- YOUR INSTRUCTIONS -
Please write out the complete listing that follows, exactly as it reads.

------ GIVEN DATA ------

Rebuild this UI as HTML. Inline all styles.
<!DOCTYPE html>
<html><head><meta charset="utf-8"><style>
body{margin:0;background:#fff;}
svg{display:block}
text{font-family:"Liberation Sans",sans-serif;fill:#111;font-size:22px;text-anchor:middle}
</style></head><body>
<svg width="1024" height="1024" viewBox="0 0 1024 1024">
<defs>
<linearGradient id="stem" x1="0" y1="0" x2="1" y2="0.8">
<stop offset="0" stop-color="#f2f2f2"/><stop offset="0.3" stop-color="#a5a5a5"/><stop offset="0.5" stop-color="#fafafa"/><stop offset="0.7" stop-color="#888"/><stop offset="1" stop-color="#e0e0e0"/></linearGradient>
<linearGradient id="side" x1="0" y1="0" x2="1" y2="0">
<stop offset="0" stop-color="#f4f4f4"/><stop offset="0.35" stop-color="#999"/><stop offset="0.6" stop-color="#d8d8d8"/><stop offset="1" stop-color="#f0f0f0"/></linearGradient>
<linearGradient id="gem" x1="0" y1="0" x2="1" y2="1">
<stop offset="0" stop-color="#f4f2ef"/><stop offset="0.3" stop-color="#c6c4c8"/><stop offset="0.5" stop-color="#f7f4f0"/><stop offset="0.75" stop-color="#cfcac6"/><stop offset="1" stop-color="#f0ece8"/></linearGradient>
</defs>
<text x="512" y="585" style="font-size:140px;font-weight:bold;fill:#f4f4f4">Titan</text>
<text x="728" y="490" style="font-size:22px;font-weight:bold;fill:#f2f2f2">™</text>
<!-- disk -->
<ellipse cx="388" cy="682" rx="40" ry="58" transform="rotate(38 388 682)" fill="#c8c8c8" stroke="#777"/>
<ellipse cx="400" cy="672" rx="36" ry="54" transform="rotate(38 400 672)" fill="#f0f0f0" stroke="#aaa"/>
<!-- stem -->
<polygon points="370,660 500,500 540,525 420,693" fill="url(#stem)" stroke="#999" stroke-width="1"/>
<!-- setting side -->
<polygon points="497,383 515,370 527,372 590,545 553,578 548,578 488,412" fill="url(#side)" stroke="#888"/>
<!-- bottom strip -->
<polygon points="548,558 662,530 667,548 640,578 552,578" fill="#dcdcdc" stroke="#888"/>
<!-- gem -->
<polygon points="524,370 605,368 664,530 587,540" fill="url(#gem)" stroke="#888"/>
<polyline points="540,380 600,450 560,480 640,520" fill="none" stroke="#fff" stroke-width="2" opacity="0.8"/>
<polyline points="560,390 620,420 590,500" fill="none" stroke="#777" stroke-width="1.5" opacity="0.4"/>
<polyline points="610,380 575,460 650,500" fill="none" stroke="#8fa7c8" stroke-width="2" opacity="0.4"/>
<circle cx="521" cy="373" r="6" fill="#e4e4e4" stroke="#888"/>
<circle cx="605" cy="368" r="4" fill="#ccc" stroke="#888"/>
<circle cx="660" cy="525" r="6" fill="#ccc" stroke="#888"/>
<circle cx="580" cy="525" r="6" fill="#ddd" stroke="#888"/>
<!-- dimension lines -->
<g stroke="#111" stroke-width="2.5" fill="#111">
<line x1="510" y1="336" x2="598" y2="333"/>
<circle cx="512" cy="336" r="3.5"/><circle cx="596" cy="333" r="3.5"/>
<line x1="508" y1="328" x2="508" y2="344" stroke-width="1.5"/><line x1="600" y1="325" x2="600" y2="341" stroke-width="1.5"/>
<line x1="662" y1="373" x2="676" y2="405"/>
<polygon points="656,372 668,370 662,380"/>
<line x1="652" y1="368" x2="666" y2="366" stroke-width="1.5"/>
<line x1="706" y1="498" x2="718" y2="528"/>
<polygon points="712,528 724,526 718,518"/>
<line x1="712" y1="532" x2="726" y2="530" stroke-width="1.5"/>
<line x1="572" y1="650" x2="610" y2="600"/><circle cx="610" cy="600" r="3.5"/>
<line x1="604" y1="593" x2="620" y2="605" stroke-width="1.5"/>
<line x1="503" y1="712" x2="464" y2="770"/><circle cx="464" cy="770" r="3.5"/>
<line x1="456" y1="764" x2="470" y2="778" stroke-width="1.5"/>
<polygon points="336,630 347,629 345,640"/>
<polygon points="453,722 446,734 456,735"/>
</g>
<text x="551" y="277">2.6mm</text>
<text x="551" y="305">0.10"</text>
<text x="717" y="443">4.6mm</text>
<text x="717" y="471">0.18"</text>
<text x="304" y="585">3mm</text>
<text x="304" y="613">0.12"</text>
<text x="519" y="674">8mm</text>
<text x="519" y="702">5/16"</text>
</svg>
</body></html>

------

- EXPECTED OUTPUT -
Rebuild this UI as HTML. Inline all styles.
<!DOCTYPE html>
<html><head><meta charset="utf-8"><style>
body{margin:0;background:#fff;}
svg{display:block}
text{font-family:"Liberation Sans",sans-serif;fill:#111;font-size:22px;text-anchor:middle}
</style></head><body>
<svg width="1024" height="1024" viewBox="0 0 1024 1024">
<defs>
<linearGradient id="stem" x1="0" y1="0" x2="1" y2="0.8">
<stop offset="0" stop-color="#f2f2f2"/><stop offset="0.3" stop-color="#a5a5a5"/><stop offset="0.5" stop-color="#fafafa"/><stop offset="0.7" stop-color="#888"/><stop offset="1" stop-color="#e0e0e0"/></linearGradient>
<linearGradient id="side" x1="0" y1="0" x2="1" y2="0">
<stop offset="0" stop-color="#f4f4f4"/><stop offset="0.35" stop-color="#999"/><stop offset="0.6" stop-color="#d8d8d8"/><stop offset="1" stop-color="#f0f0f0"/></linearGradient>
<linearGradient id="gem" x1="0" y1="0" x2="1" y2="1">
<stop offset="0" stop-color="#f4f2ef"/><stop offset="0.3" stop-color="#c6c4c8"/><stop offset="0.5" stop-color="#f7f4f0"/><stop offset="0.75" stop-color="#cfcac6"/><stop offset="1" stop-color="#f0ece8"/></linearGradient>
</defs>
<text x="512" y="585" style="font-size:140px;font-weight:bold;fill:#f4f4f4">Titan</text>
<text x="728" y="490" style="font-size:22px;font-weight:bold;fill:#f2f2f2">™</text>
<!-- disk -->
<ellipse cx="388" cy="682" rx="40" ry="58" transform="rotate(38 388 682)" fill="#c8c8c8" stroke="#777"/>
<ellipse cx="400" cy="672" rx="36" ry="54" transform="rotate(38 400 672)" fill="#f0f0f0" stroke="#aaa"/>
<!-- stem -->
<polygon points="370,660 500,500 540,525 420,693" fill="url(#stem)" stroke="#999" stroke-width="1"/>
<!-- setting side -->
<polygon points="497,383 515,370 527,372 590,545 553,578 548,578 488,412" fill="url(#side)" stroke="#888"/>
<!-- bottom strip -->
<polygon points="548,558 662,530 667,548 640,578 552,578" fill="#dcdcdc" stroke="#888"/>
<!-- gem -->
<polygon points="524,370 605,368 664,530 587,540" fill="url(#gem)" stroke="#888"/>
<polyline points="540,380 600,450 560,480 640,520" fill="none" stroke="#fff" stroke-width="2" opacity="0.8"/>
<polyline points="560,390 620,420 590,500" fill="none" stroke="#777" stroke-width="1.5" opacity="0.4"/>
<polyline points="610,380 575,460 650,500" fill="none" stroke="#8fa7c8" stroke-width="2" opacity="0.4"/>
<circle cx="521" cy="373" r="6" fill="#e4e4e4" stroke="#888"/>
<circle cx="605" cy="368" r="4" fill="#ccc" stroke="#888"/>
<circle cx="660" cy="525" r="6" fill="#ccc" stroke="#888"/>
<circle cx="580" cy="525" r="6" fill="#ddd" stroke="#888"/>
<!-- dimension lines -->
<g stroke="#111" stroke-width="2.5" fill="#111">
<line x1="510" y1="336" x2="598" y2="333"/>
<circle cx="512" cy="336" r="3.5"/><circle cx="596" cy="333" r="3.5"/>
<line x1="508" y1="328" x2="508" y2="344" stroke-width="1.5"/><line x1="600" y1="325" x2="600" y2="341" stroke-width="1.5"/>
<line x1="662" y1="373" x2="676" y2="405"/>
<polygon points="656,372 668,370 662,380"/>
<line x1="652" y1="368" x2="666" y2="366" stroke-width="1.5"/>
<line x1="706" y1="498" x2="718" y2="528"/>
<polygon points="712,528 724,526 718,518"/>
<line x1="712" y1="532" x2="726" y2="530" stroke-width="1.5"/>
<line x1="572" y1="650" x2="610" y2="600"/><circle cx="610" cy="600" r="3.5"/>
<line x1="604" y1="593" x2="620" y2="605" stroke-width="1.5"/>
<line x1="503" y1="712" x2="464" y2="770"/><circle cx="464" cy="770" r="3.5"/>
<line x1="456" y1="764" x2="470" y2="778" stroke-width="1.5"/>
<polygon points="336,630 347,629 345,640"/>
<polygon points="453,722 446,734 456,735"/>
</g>
<text x="551" y="277">2.6mm</text>
<text x="551" y="305">0.10"</text>
<text x="717" y="443">4.6mm</text>
<text x="717" y="471">0.18"</text>
<text x="304" y="585">3mm</text>
<text x="304" y="613">0.12"</text>
<text x="519" y="674">8mm</text>
<text x="519" y="702">5/16"</text>
</svg>
</body></html>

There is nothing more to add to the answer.